Venus Williams endured a drama of her own to reach the fourth round. The three-time champion rallied past Akiko Morigami 6-2, 3-6, 7-5 in a match suspended from Saturday, even though she faced 23 break points, double-faulted 14 times and had to rally at the end.
"They've got fight," Price said. "If they don't have nothing else, they've got fight."
Henin had a much less arduous victory, beating No. 15-seeded Patty Schnyder 6-2, 6-2 in 56 minutes.

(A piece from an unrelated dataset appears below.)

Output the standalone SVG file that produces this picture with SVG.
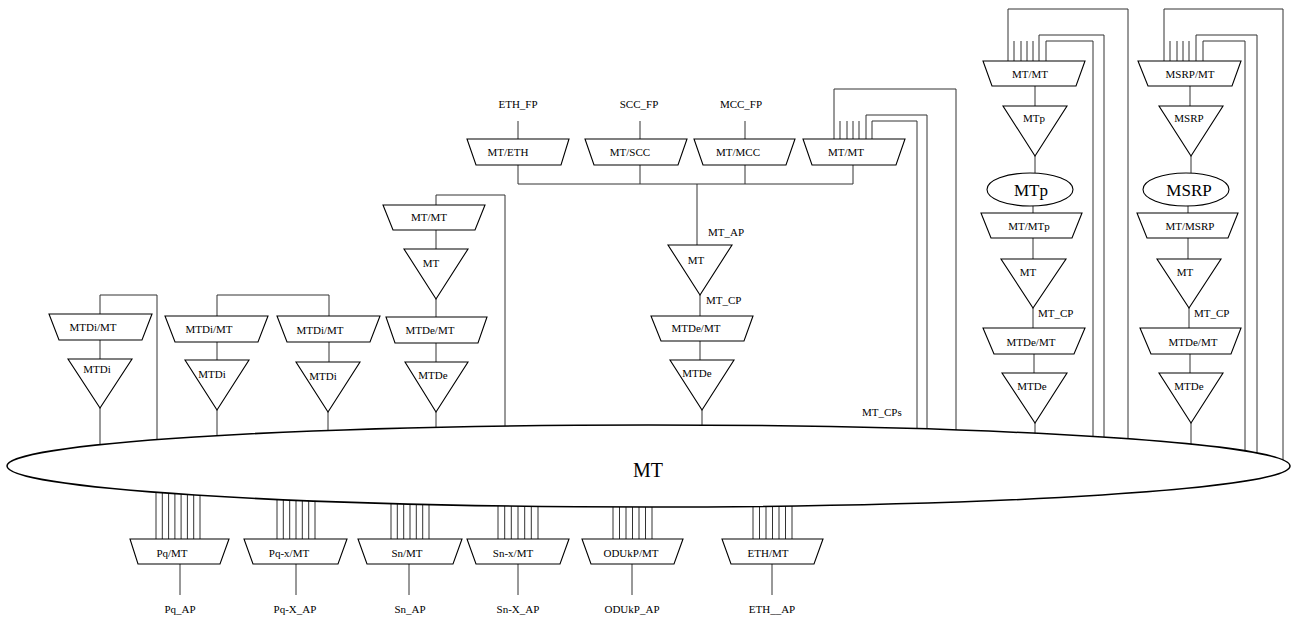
<svg xmlns="http://www.w3.org/2000/svg" width="1291" height="618" viewBox="0 0 1291 618">
<style>
.s{fill:#fff;stroke:#000;stroke-width:1.1}
.c{fill:none;stroke:#333;stroke-width:1}
text{font-family:"Liberation Serif","Times New Roman",serif;font-size:11px;fill:#000;text-anchor:middle}
.big{font-size:20px}
.mid{font-size:17px}
.lbl{text-anchor:start}
</style>
<rect width="1291" height="618" fill="#fff"/>
<g id="connectors" class="c">
<path d="M518,121V139M640,121V139M745,121V139"/>
<path d="M518,165V184M640,165V184M745,165V184M853,165V184M518,184H853M697,184V245"/>
<path d="M700,295V316M700,341V360M702,410V472"/>
<path d="M834,139V89H956V472M866,139V115H927V472M872,139V121H917V472"/>
<path d="M840,121V139M847,121V139M853,121V139M859,121V139"/>
<path d="M436,205V195H505V472M436,230V249M436,299V317M436,343V362M436,412V472"/>
<path d="M100,314V295H157V472M100,340V359M100,408V472"/>
<path d="M217,316V295H329V316M217,342V360M217,410V472M329,342V362M328,412V472"/>
<path d="M1008,61V9H1128V472M1039,61V35H1104V472M1046,61V41H1093V472"/>
<path d="M1014,41V61M1021,41V61M1027,41V61M1033,41V61"/>
<path d="M1035,86V106M1035,156V173M1033,206V213M1033,238V259M1033,308V328M1034,354V373M1035,423V472"/>
<path d="M1164,61V9H1283V472M1196,61V35H1257V472M1203,61V41H1245V472"/>
<path d="M1170,41V61M1177,41V61M1183,41V61M1189,41V61"/>
<path d="M1190,86V106M1191,156V173M1188,206V213M1188,238V259M1189,308V328M1190,354V373M1191,423V472"/>
<path d="M156,470V539M162.3,470V539M168.6,470V539M174.9,470V539M181.1,470V539M187.4,470V539M193.7,470V539M200,470V539"/>
<path d="M277,470V539M283.3,470V539M289.7,470V539M296,470V539M302.3,470V539M308.7,470V539M315,470V539"/>
<path d="M391,470V539M397.3,470V539M403.7,470V539M410,470V539M416.3,470V539M422.7,470V539M429,470V539"/>
<path d="M498,470V539M504.7,470V539M511.3,470V539M518,470V539M524.7,470V539M531.3,470V539M538,470V539"/>
<path d="M613,470V539M619.5,470V539M626,470V539M632.5,470V539M639,470V539M645.5,470V539M652,470V539"/>
<path d="M753,470V539M759.5,470V539M766,470V539M772.5,470V539M779,470V539M785.5,470V539M792,470V539"/>
<path d="M180,564V595M296,564V595M409,564V595M518,564V595M632,564V595M772,564V595"/>
</g>
<g id="labels">
<text x="518" y="108">ETH_FP</text>
<text x="639" y="108">SCC_FP</text>
<text x="741" y="108">MCC_FP</text>
<text class="lbl" x="708" y="236">MT_AP</text>
<text class="lbl" x="706" y="304">MT_CP</text>
<text class="lbl" x="862" y="416">MT_CPs</text>
<text class="lbl" x="1038" y="317">MT_CP</text>
<text class="lbl" x="1194" y="317">MT_CP</text>
<text x="180" y="613">Pq_AP</text>
<text x="295" y="613">Pq-X_AP</text>
<text x="410" y="613">Sn_AP</text>
<text x="518" y="613">Sn-X_AP</text>
<text x="632" y="613">ODUkP_AP</text>
<text x="772" y="613">ETH__AP</text>
</g>
<g id="MT-ellipse"><ellipse class="s" cx="648.5" cy="466" rx="641.5" ry="41" style="stroke-width:1.5"/><text class="big" x="648" y="477">MT</text></g>
<g id="MT-ETH"><polygon class="s" points="467,139 569,139 561,165 476,165"/><text x="508" y="156">MT/ETH</text></g>
<g id="MT-SCC"><polygon class="s" points="585,139 687,139 678,165 594,165"/><text x="630" y="156">MT/SCC</text></g>
<g id="MT-MCC"><polygon class="s" points="694,139 795,139 786,165 703,165"/><text x="738" y="156">MT/MCC</text></g>
<g id="MT-MT-top"><polygon class="s" points="803,139 905,139 896,165 812,165"/><text x="846" y="156">MT/MT</text></g>
<g id="MT-center"><polygon class="s" points="668,245 732,245 700,295"/><text x="696" y="264">MT</text></g>
<g id="MTDeMT-center"><polygon class="s" points="651,316 753,316 744,341 661,341"/><text x="696" y="332">MTDe/MT</text></g>
<g id="MTDe-center"><polygon class="s" points="670,360 734,360 702,410"/><text x="697" y="377">MTDe</text></g>
<g id="MT-MT-left"><polygon class="s" points="383,205 485,205 475,230 393,230"/><text x="429" y="221">MT/MT</text></g>
<g id="MT-left"><polygon class="s" points="404,249 468,249 436,299"/><text x="431" y="267">MT</text></g>
<g id="MTDeMT-left"><polygon class="s" points="386,317 487,317 478,343 395,343"/><text x="430" y="334">MTDe/MT</text></g>
<g id="MTDe-left"><polygon class="s" points="405,362 468,362 436,412"/><text x="433" y="379">MTDe</text></g>
<g id="MTDiMT-1"><polygon class="s" points="49,314 152,314 142,340 59,340"/><text x="93" y="331">MTDi/MT</text></g>
<g id="MTDi-1"><polygon class="s" points="68,359 132,359 100,408"/><text x="97" y="373">MTDi</text></g>
<g id="MTDiMT-2"><polygon class="s" points="165,316 268,316 258,342 175,342"/><text x="209" y="333">MTDi/MT</text></g>
<g id="MTDi-2"><polygon class="s" points="185,360 249,360 217,410"/><text x="212" y="378">MTDi</text></g>
<g id="MTDiMT-3"><polygon class="s" points="277,316 380,316 370,342 287,342"/><text x="320" y="334">MTDi/MT</text></g>
<g id="MTDi-3"><polygon class="s" points="296,362 360,362 328,412"/><text x="323" y="380">MTDi</text></g>
<g id="MT-MT-right"><polygon class="s" points="983,61 1085,61 1076,86 992,86"/><text x="1030" y="78">MT/MT</text></g>
<g id="MTp-tri"><polygon class="s" points="1003,106 1067,106 1035,156"/><text x="1034" y="122">MTp</text></g>
<g id="MTp-ellipse"><ellipse class="s" cx="1030" cy="189.5" rx="43" ry="16.5"/><text class="mid" x="1031" y="196">MTp</text></g>
<g id="MT-MTp"><polygon class="s" points="981,213 1082,213 1072,238 991,238"/><text x="1029" y="230">MT/MTp</text></g>
<g id="MT-rightA"><polygon class="s" points="1001,259 1066,259 1033,308"/><text x="1028" y="276">MT</text></g>
<g id="MTDeMT-rightA"><polygon class="s" points="983,328 1085,328 1074,354 994,354"/><text x="1031" y="346">MTDe/MT</text></g>
<g id="MTDe-rightA"><polygon class="s" points="1002,373 1067,373 1035,423"/><text x="1032" y="390">MTDe</text></g>
<g id="MSRP-MT"><polygon class="s" points="1138,61 1241,61 1232,86 1148,86"/><text x="1190" y="78">MSRP/MT</text></g>
<g id="MSRP-tri"><polygon class="s" points="1159,106 1223,106 1191,156"/><text x="1189" y="122">MSRP</text></g>
<g id="MSRP-ellipse"><ellipse class="s" cx="1186" cy="189.5" rx="43" ry="16.5"/><text class="mid" x="1189" y="196">MSRP</text></g>
<g id="MT-MSRP"><polygon class="s" points="1137,213 1238,213 1228,238 1147,238"/><text x="1190" y="230">MT/MSRP</text></g>
<g id="MT-rightB"><polygon class="s" points="1157,259 1221,259 1189,308"/><text x="1185" y="276">MT</text></g>
<g id="MTDeMT-rightB"><polygon class="s" points="1140,328 1241,328 1231,354 1151,354"/><text x="1193" y="346">MTDe/MT</text></g>
<g id="MTDe-rightB"><polygon class="s" points="1159,373 1223,373 1191,423"/><text x="1189" y="390">MTDe</text></g>
<g id="PqMT"><polygon class="s" points="130,539 229,539 220,564 138,564"/><text x="172" y="557">Pq/MT</text></g>
<g id="PqxMT"><polygon class="s" points="244,539 347,539 338,564 253,564"/><text x="289" y="557">Pq-x/MT</text></g>
<g id="SnMT"><polygon class="s" points="358,539 462,539 453,564 367,564"/><text x="407" y="557">Sn/MT</text></g>
<g id="SnxMT"><polygon class="s" points="467,539 569,539 560,564 476,564"/><text x="513" y="557">Sn-x/MT</text></g>
<g id="ODUkPMT"><polygon class="s" points="582,539 683,539 674,564 591,564"/><text x="631" y="557">ODUkP/MT</text></g>
<g id="ETHMT"><polygon class="s" points="722,539 823,539 814,564 731,564"/><text x="768" y="557">ETH/MT</text></g>
</svg>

Henin-Williams would be a rematch of the same round at the French Open, where Henin won en route to her fourth Roland Garros title.
In men's third-round play, last year's runner-up Rafael Nadal was one point from victory when he hit a forehand barely wide. His replay appeal was rejected, and his match with Robin Soderling was immediately halted by rain with the score 7-all in the third-set tiebreaker.
Play resumed but was stopped for the night with Nadal leading 6-4, 6-4, 6-7 (7), 4-6, 2-0.
No. 7 Tomas Berdych beat South Korea's Lee Hyung-taik 6-4, 7-6 (2), 7-6 (3). No. 10 Marcos Baghdatis defeated No. 23 David Nalbandian 6-2, 7-5, 6-0.
round three
In the completion of third-round matches suspended from Saturday, No. 5-seeded Svetlana Kuznetsova beat Agnieszka Radwanska of Poland 6-2, 6-3; No. 6 Ana Ivanovic defeated Aravane Rezai of France 6-3, 6-2; No. 11 Nadia Petrova swept Virginia Ruano Pascual of Spain 6-3, 7-6 (3); and No. 14 Nicole Vaidisova beat Victoria Azarenka of Belarus 6-4, 6-2.
No. 12 Elena Dementieva lost to 16-year-old Tamira Paszek of Austria 3-6, 6-2, 6-3.